# Goal:
Restate all the material verbatim, except for the pictures.

— Start Data provided —

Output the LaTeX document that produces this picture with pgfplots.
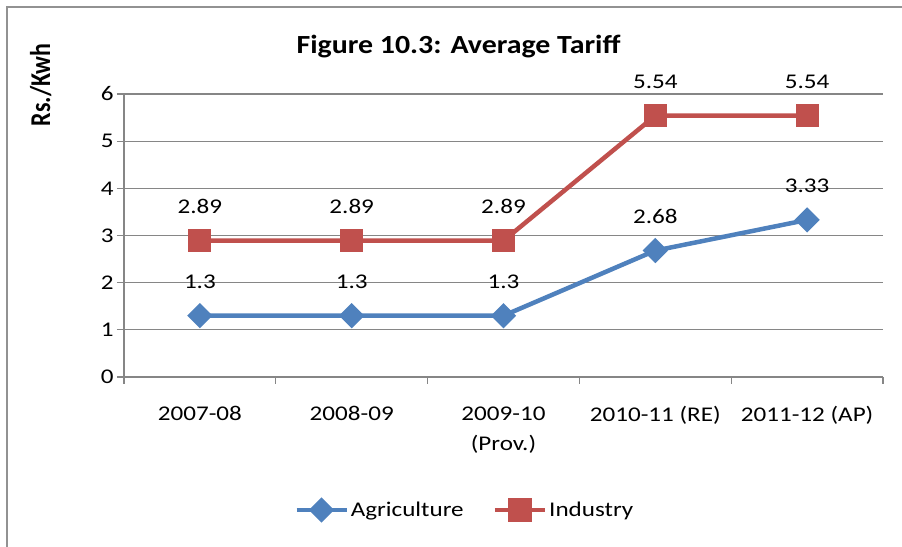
\documentclass[border=0pt]{standalone}
\usepackage{fontspec}
\setmainfont{Carlito}
\usepackage{pgfplots}
\pgfplotsset{compat=1.18}
\definecolor{agri}{HTML}{4F81BD}
\definecolor{ind}{HTML}{C0504D}
\definecolor{gridgray}{HTML}{868686}
\newcommand{\lbl}{\fontsize{21}{31}\selectfont}
\begin{document}
\begin{tikzpicture}
\useasboundingbox (0bp,0bp) rectangle (902bp,547bp);
\draw[gridgray!90, line width=2bp] (7bp,0bp) -- (7bp,540bp) -- (902bp,540bp);
\node[anchor=base, font=\fontsize{25}{30}\selectfont\bfseries] at (458.5bp,493bp) {\scalebox{1.2}[1.05]{Figure 10.3: Average Tariff}};
\node[rotate=90, anchor=base, font=\fontsize{24}{28}\selectfont\bfseries] at (50bp,462bp) {\scalebox{1}[1.2]{Rs./Kwh}};
\begin{axis}[
  at={(124bp,170bp)}, anchor=south west,
  width=759bp, height=283bp, scale only axis,
  clip=false,
  /pgf/number format/assume math mode=true,
  xmin=-0.5, xmax=4.5, ymin=0, ymax=6,
  axis x line=bottom, axis y line=left,
  axis line style={-, gridgray, line width=1.5bp},
  xtick={0,...,4},
  xticklabels={\scalebox{1.2}[1]{2007-08},\scalebox{1.2}[1]{2008-09},\scalebox{1.2}[1]{2009-10}\\\scalebox{1.2}[1]{(Prov.)},\scalebox{1.2}[1]{2010-11 (RE)},\scalebox{1.2}[1]{2011-12 (AP)}},
  xticklabel style={align=center, font=\lbl, yshift=-19bp},
  major x tick style={draw=none},
  extra x ticks={-0.5,0.5,1.5,2.5,3.5,4.5},
  extra x tick labels={},
  extra x tick style={grid=none, major tick length=7bp, tick align=outside, major x tick style={draw=gridgray, line width=1.2bp}},
  ytick={0,...,6},
  yticklabel={\scalebox{1.2}[1]{\pgfmathprintnumber{\tick}}},
  yticklabel style={font=\lbl},
  ymajorgrids, grid style={gridgray, line width=1.2bp},
  tick align=outside, major tick length=7bp,
  major y tick style={gridgray, line width=1.2bp},
  legend style={at={(0.449,-0.47)}, anchor=center, draw=none, fill=none, legend columns=2, font=\lbl,
     /tikz/every even column/.append style={column sep=27bp}},
  legend image code/.code={\draw[mark repeat=2, mark phase=2] plot coordinates {(0bp,0bp) (25bp,0bp) (50bp,0bp)};},
  every node near coord/.style={font=\lbl, text=black, anchor=center, yshift=34bp},
  nodes near coords={\scalebox{1.2}[1]{\pgfplotspointmeta}},
  point meta=explicit symbolic,
]
\addplot[agri, line width=4.5bp, mark=square*, mark size=6.7bp, mark options={rotate=45, solid, fill=agri}]
  coordinates {(0,1.3) [1.3] (1,1.3) [1.3] (2,1.3) [1.3] (3,2.68) [2.68] (4,3.33) [3.33]};
\addlegendentry{\scalebox{1.2}[1]{Agriculture}}
\addplot[ind, line width=4.5bp, mark=square*, mark size=9.3bp, mark options={solid, fill=ind}]
  coordinates {(0,2.89) [2.89] (1,2.89) [2.89] (2,2.89) [2.89] (3,5.54) [5.54] (4,5.54) [5.54]};
\addlegendentry{\scalebox{1.2}[1]{Industry}}
\end{axis}
\end{tikzpicture}
\end{document}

— End Data provided —

# Finished task:
Output the LaTeX document that produces this picture with pgfplots.
\documentclass[border=0pt]{standalone}
\usepackage{fontspec}
\setmainfont{Carlito}
\usepackage{pgfplots}
\pgfplotsset{compat=1.18}
\definecolor{agri}{HTML}{4F81BD}
\definecolor{ind}{HTML}{C0504D}
\definecolor{gridgray}{HTML}{868686}
\newcommand{\lbl}{\fontsize{21}{31}\selectfont}
\begin{document}
\begin{tikzpicture}
\useasboundingbox (0bp,0bp) rectangle (902bp,547bp);
\draw[gridgray!90, line width=2bp] (7bp,0bp) -- (7bp,540bp) -- (902bp,540bp);
\node[anchor=base, font=\fontsize{25}{30}\selectfont\bfseries] at (458.5bp,493bp) {\scalebox{1.2}[1.05]{Figure 10.3: Average Tariff}};
\node[rotate=90, anchor=base, font=\fontsize{24}{28}\selectfont\bfseries] at (50bp,462bp) {\scalebox{1}[1.2]{Rs./Kwh}};
\begin{axis}[
  at={(124bp,170bp)}, anchor=south west,
  width=759bp, height=283bp, scale only axis,
  clip=false,
  /pgf/number format/assume math mode=true,
  xmin=-0.5, xmax=4.5, ymin=0, ymax=6,
  axis x line=bottom, axis y line=left,
  axis line style={-, gridgray, line width=1.5bp},
  xtick={0,...,4},
  xticklabels={\scalebox{1.2}[1]{2007-08},\scalebox{1.2}[1]{2008-09},\scalebox{1.2}[1]{2009-10}\\\scalebox{1.2}[1]{(Prov.)},\scalebox{1.2}[1]{2010-11 (RE)},\scalebox{1.2}[1]{2011-12 (AP)}},
  xticklabel style={align=center, font=\lbl, yshift=-19bp},
  major x tick style={draw=none},
  extra x ticks={-0.5,0.5,1.5,2.5,3.5,4.5},
  extra x tick labels={},
  extra x tick style={grid=none, major tick length=7bp, tick align=outside, major x tick style={draw=gridgray, line width=1.2bp}},
  ytick={0,...,6},
  yticklabel={\scalebox{1.2}[1]{\pgfmathprintnumber{\tick}}},
  yticklabel style={font=\lbl},
  ymajorgrids, grid style={gridgray, line width=1.2bp},
  tick align=outside, major tick length=7bp,
  major y tick style={gridgray, line width=1.2bp},
  legend style={at={(0.449,-0.47)}, anchor=center, draw=none, fill=none, legend columns=2, font=\lbl,
     /tikz/every even column/.append style={column sep=27bp}},
  legend image code/.code={\draw[mark repeat=2, mark phase=2] plot coordinates {(0bp,0bp) (25bp,0bp) (50bp,0bp)};},
  every node near coord/.style={font=\lbl, text=black, anchor=center, yshift=34bp},
  nodes near coords={\scalebox{1.2}[1]{\pgfplotspointmeta}},
  point meta=explicit symbolic,
]
\addplot[agri, line width=4.5bp, mark=square*, mark size=6.7bp, mark options={rotate=45, solid, fill=agri}]
  coordinates {(0,1.3) [1.3] (1,1.3) [1.3] (2,1.3) [1.3] (3,2.68) [2.68] (4,3.33) [3.33]};
\addlegendentry{\scalebox{1.2}[1]{Agriculture}}
\addplot[ind, line width=4.5bp, mark=square*, mark size=9.3bp, mark options={solid, fill=ind}]
  coordinates {(0,2.89) [2.89] (1,2.89) [2.89] (2,2.89) [2.89] (3,5.54) [5.54] (4,5.54) [5.54]};
\addlegendentry{\scalebox{1.2}[1]{Industry}}
\end{axis}
\end{tikzpicture}
\end{document}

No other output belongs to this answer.